Un mot sur les photos qui illustrent cet ouvrage. Inutile de dire qu’elles sont de grande qualité, naturellement. Ce qu’il faut souligner, dans le travail de Rossella Vanon, c’est son approche naturelle de la lumière. Je veux dire par là qu’on ne retrouve pas ce côté too much, un travers qu’on peut reprocher assez souvent dans le monde de la photo de mode. S’il y a une constante dans les clichés de Rossella Vanon, c’est bien la douceur de la lumière. Il se dégage une belle atmosphère qui privilégie le sujet. Pas d’esbroufe, pas de frime, en studio comme en extérieur, photo de mode comme en portrait, les clichés de Rossella captent la lumière, la maîtrisent sans violence, sans heurt. Comment fait-elle ? Quels matériels engage-t-elle ? Et quelles techniques ? C’est le pari que ce livre tente de relever.

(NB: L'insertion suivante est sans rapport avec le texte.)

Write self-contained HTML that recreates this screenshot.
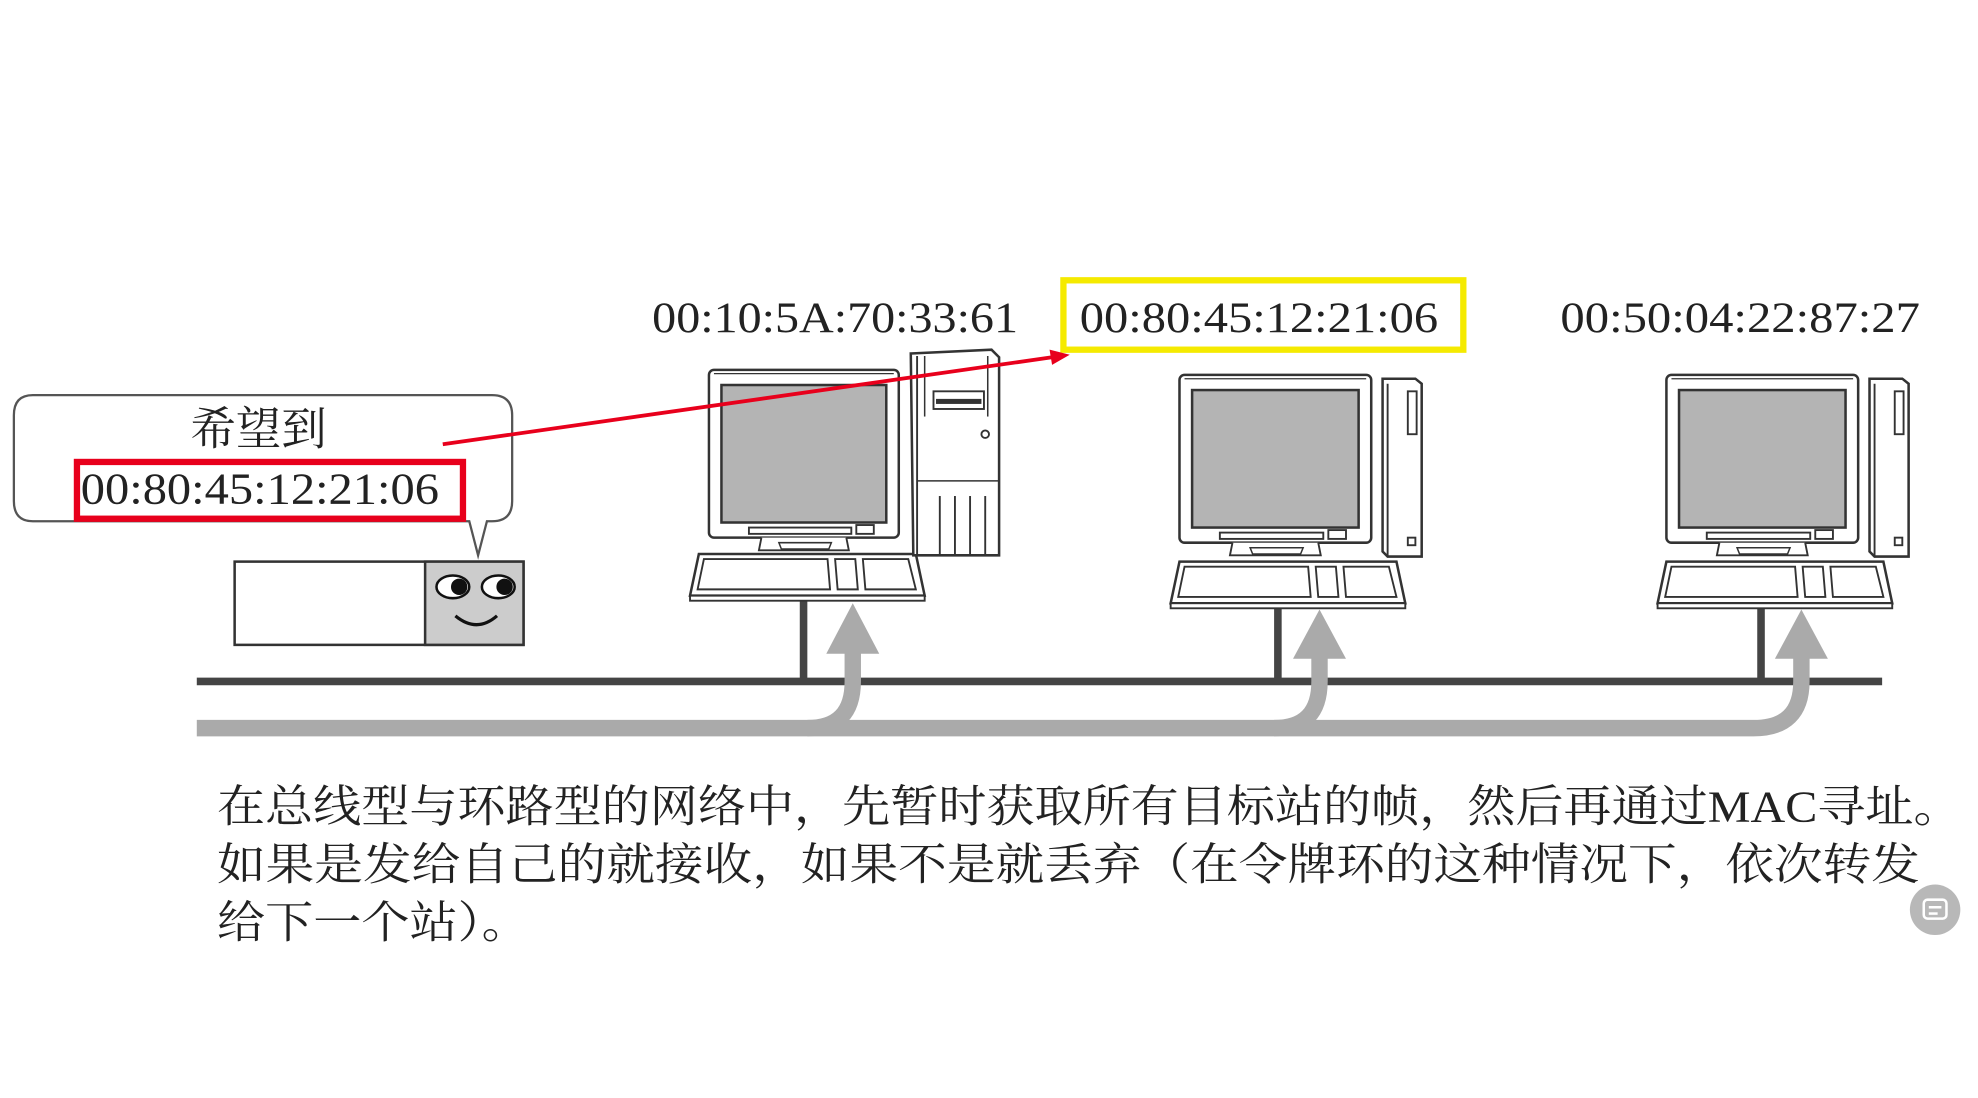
<!DOCTYPE html>
<html><head><meta charset="utf-8"><style>
html,body{margin:0;padding:0;background:#fff;width:1978px;height:1098px;overflow:hidden}
svg{display:block}
</style></head><body>
<svg width="1978" height="1098" viewBox="0 0 1568 870" xmlns="http://www.w3.org/2000/svg">
<defs>
<g id="mon">
  <rect x="0" y="0" width="152" height="133" rx="4" fill="#fff" stroke="#333" stroke-width="2"/>
  <line x1="4" y1="3" x2="148" y2="3" stroke="#333" stroke-width="1"/>
  <rect x="10" y="12" width="132" height="109" fill="#b4b4b4" stroke="#333" stroke-width="2"/>
  <rect x="32" y="125" width="82" height="5" fill="#fff" stroke="#333" stroke-width="1.5"/>
  <rect x="118" y="123" width="14" height="7" fill="#fff" stroke="#333" stroke-width="1.5"/>
  <path d="M42 133 L40 143 L112 143 L110 133" fill="#fff" stroke="#333" stroke-width="1.5"/>
  <path d="M56 137 L98 137 L96 142 L58 142 Z" fill="#fff" stroke="#333" stroke-width="1.2"/>
</g>
<g id="kb">
  <path d="M0 148 L172 148 L179 181 L-7 181 Z" fill="#fff" stroke="#333" stroke-width="2"/>
  <rect x="-7" y="181" width="186" height="4" fill="#fff" stroke="#333" stroke-width="1.5"/>
  <path d="M4 152 L102 152 L104 176 L-1 176 Z" fill="#fff" stroke="#333" stroke-width="1.5"/>
  <path d="M108 152 L124 152 L126 176 L110 176 Z" fill="#fff" stroke="#333" stroke-width="1.5"/>
  <path d="M130 152 L166 152 L172 176 L132 176 Z" fill="#fff" stroke="#333" stroke-width="1.5"/>
</g>
<g id="slim">
  <path d="M0 2 L26 2 L31 6 L31 143 L4 143 L0 139 Z" fill="#fff" stroke="#333" stroke-width="2"/>
  <line x1="4" y1="6" x2="4" y2="143" stroke="#333" stroke-width="1.5"/>
  <rect x="20" y="12" width="7" height="34" fill="#fff" stroke="#333" stroke-width="1.5"/>
  <rect x="20" y="128" width="6" height="6" fill="#fff" stroke="#333" stroke-width="1.5"/>
</g>
</defs>

<!-- MAC labels -->
<g font-family="Liberation Serif, serif" font-size="34" fill="#222">
<text x="517" y="263" textLength="290" lengthAdjust="spacingAndGlyphs">00:10:5A:70:33:61</text>
<text x="856" y="263" textLength="284" lengthAdjust="spacingAndGlyphs">00:80:45:12:21:06</text>
<text x="1237" y="263" textLength="285" lengthAdjust="spacingAndGlyphs">00:50:04:22:87:27</text>
</g>
<rect x="843" y="222" width="317" height="55" fill="none" stroke="#f5ea00" stroke-width="5"/>

<!-- bus -->
<line x1="156" y1="540" x2="1492" y2="540" stroke="#444" stroke-width="6"/>
<line x1="637" y1="472" x2="637" y2="540" stroke="#444" stroke-width="6"/>
<line x1="1013" y1="480" x2="1013" y2="540" stroke="#444" stroke-width="6"/>
<line x1="1396" y1="480" x2="1396" y2="540" stroke="#444" stroke-width="6"/>

<!-- computer 1 -->
<g transform="translate(562,293) scale(0.99,1)"><use href="#mon"/></g>
<g transform="translate(554,291)"><use href="#kb"/></g>
<g>
  <path d="M722 280 L786 277 L792 283 L792 440 L724 440 Z" fill="#fff" stroke="#333" stroke-width="2"/>
  <line x1="727" y1="282" x2="727" y2="440" stroke="#333" stroke-width="1.5"/>
  <line x1="727" y1="381" x2="792" y2="381" stroke="#333" stroke-width="1.2"/>
  <line x1="733" y1="282" x2="733" y2="330" stroke="#333" stroke-width="1.2"/>
  <line x1="783" y1="282" x2="783" y2="330" stroke="#333" stroke-width="1.2"/>
  <rect x="740" y="310" width="40" height="14" fill="#fff" stroke="#333" stroke-width="1.5"/>
  <rect x="742" y="316" width="36" height="4" fill="#333"/>
  <circle cx="781" cy="344" r="3" fill="#fff" stroke="#333" stroke-width="1.5"/>
  <g stroke="#333" stroke-width="1.5"><line x1="745" y1="393" x2="745" y2="440"/><line x1="757" y1="393" x2="757" y2="440"/><line x1="769" y1="393" x2="769" y2="440"/><line x1="781" y1="393" x2="781" y2="440"/></g>
</g>
<!-- computer 2 -->
<use href="#mon" x="935" y="297"/>
<use href="#kb" x="935" y="297"/>
<use href="#slim" x="1096" y="298"/>
<!-- computer 3 -->
<use href="#mon" x="1321" y="297"/>
<use href="#kb" x="1321" y="297"/>
<use href="#slim" x="1482" y="298"/>

<!-- gray flow arrows -->
<g fill="none" stroke="#aaa" stroke-width="13">
<path d="M156 577 L1390 577 Q1428 577 1428 540 L1428 510"/>
<path d="M640 577 Q676 577 676 540 L676 508"/>
<path d="M1010 577 Q1046 577 1046 540 L1046 512"/>
</g>
<g fill="#aaa">
<path d="M676 478 L697 518 L655 518 Z"/>
<path d="M1046 483 L1067 522 L1025 522 Z"/>
<path d="M1428 483 L1449 522 L1407 522 Z"/>
</g>

<!-- speech bubble -->
<path d="M26 313 L390 313 Q406 313 406 329 L406 397 Q406 413 390 413 L386 413 L379 440 L372 413 L26 413 Q11 413 11 397 L11 329 Q11 313 26 313 Z" fill="#fff" stroke="#555" stroke-width="1.8"/>
<text x="205" y="352" text-anchor="middle" font-family="Liberation Serif, 'Noto Serif CJK SC', serif" font-size="36" fill="#222">希望到</text>
<rect x="61" y="366" width="306" height="45" fill="none" stroke="#e8001c" stroke-width="5"/>
<text x="64" y="399" font-family="Liberation Serif, serif" font-size="35" fill="#222" textLength="284" lengthAdjust="spacingAndGlyphs">00:80:45:12:21:06</text>

<!-- host box -->
<rect x="186" y="445" width="229" height="66" fill="#fff" stroke="#333" stroke-width="2"/>
<rect x="337" y="445" width="78" height="66" fill="#ccc" stroke="#333" stroke-width="2"/>
<ellipse cx="359" cy="465" rx="13" ry="9" fill="#fff" stroke="#111" stroke-width="2"/>
<ellipse cx="395" cy="465" rx="13" ry="9" fill="#fff" stroke="#111" stroke-width="2"/>
<circle cx="364" cy="465" r="6.5" fill="#111"/>
<circle cx="400" cy="465" r="6.5" fill="#111"/>
<path d="M361 488 Q378 502 394 488" fill="none" stroke="#111" stroke-width="2.5"/>

<!-- red arrow -->
<line x1="351" y1="352" x2="834" y2="283" stroke="#e8001c" stroke-width="3"/>
<path d="M848 281 L832 277 L834 289 Z" fill="#e8001c"/>

<!-- caption -->
<g font-family="Liberation Serif, 'Noto Serif CJK SC', serif" font-size="35" fill="#222">
<text x="172" y="651" textLength="1383" lengthAdjust="spacingAndGlyphs">在总线型与环路型的网络中，先暂时获取所有目标站的帧，然后再通过MAC寻址。</text>
<text x="172" y="697" textLength="1350" lengthAdjust="spacingAndGlyphs">如果是发给自己的就接收，如果不是就丢弃（在令牌环的这种情况下，依次转发</text>
<text x="172" y="743" textLength="248" lengthAdjust="spacingAndGlyphs">给下一个站）。</text>
</g>

<!-- floating icon -->
<circle cx="1534" cy="721" r="20" fill="#b8b8b8"/>
<rect x="1525" y="713" width="18" height="15" rx="3" fill="none" stroke="#fff" stroke-width="2"/>
<line x1="1529" y1="719" x2="1539" y2="719" stroke="#fff" stroke-width="2"/>
<line x1="1529" y1="724" x2="1536" y2="724" stroke="#fff" stroke-width="2"/>
</svg>
</body></html>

• L’alchimie complexe de la lumière
Ce livre donne des pistes, des indications, mais pas de recette miracle. Dès qu’on aborde la problématique de la lumière artificielle, tout devient très rapidement compliqué, surtout au début. La lumière c’est pas de la chimie, c’est pire que ça, c’est de l’alchimie. Il faut croiser, tenter, évaluer, chuter (souvent) et se relever. Le truc complexe, en studio, c’est d’abord de savoir visualiser le résultat qu’on souhaite obtenir. Puis de mettre en œuvre les éléments techniques pour obtenir le résultat escompté. Alors, oui, c’est compliqué, très compliqué. La maîtrise de la lumière, qu’elle soit naturelle ou artificielle, demande d’abord qu’on la comprenne.
Comment une source lumineuse interagit, comment elle se confronte ou elle s’unit. Reste à savoir comment on peut la dompter, cette lumière et là, il y a plusieurs vecteurs. D’abord le choix de la source lumineuse (lumière continue, flashs, …), ensuite les éléments techniques engagés (réflecteurs, boîtes à lumière, parapluies, lightsphere, bols beauté, …), leur positionnement, le décor. Une fois que tout est en place, il reste un paramètre et pas des moindres. La technique photo et sa maîtrise, en adéquation avec l’environnement et la lumière mise en jeu. Une erreur d’appréciation, un ou deux diaphs en plus ou en moins, une sensibilité mal évaluée, un flash mal réglé, une lumière parasite et vous êtes aux fraises ! Vous connaissez la fable de Jean de La Fontaine ? Patience et longueur de temps font plus que force ni que rage. Un conseil. Notez cette maxime sur un post-it et relisez le chaque fois que vous vous planterez. Car en photo de mode et en portrait ça vous arrivera plus souvent qu’à votre tour. Mais dites-vous que la lumière est au bout de votre chemin.
• Apprendre à apprivoiser la lumière
Et après ? Bizarrement, pensera-t-on, le livre de Rossella Vanon n’aborde pas l’après, à savoir la post-production. Tout au plus évoque-t-elle le shooting en mode connecté, via Capture One Pro mais de la phase de production elle ne dit mot. C’est quelque chose qui peut se comprendre. D’abord, plus la technique et par voie de conséquence l’image sont maîtrisées en amont, plus la post-production et la retouche nécessitent le moins de corrections. C’est le but de ce livre, on peut donc admettre que l’auteure n’engage pas un chapitre sur la post-production, d’ailleurs un chapitre n’y suffirait pas. En revanche, on ne peut pas nier l’aspect essentiel du travail de post-production, surtout dans l’image de mode. Même si un excès de post-traitement a tendance à tuer l’image. Et c’est tout le profit proposé par ce beau bouquin. Maîtriser la lumière, l’apprivoiser plus que la dompter pour donner à vos clichés une personnalité unique.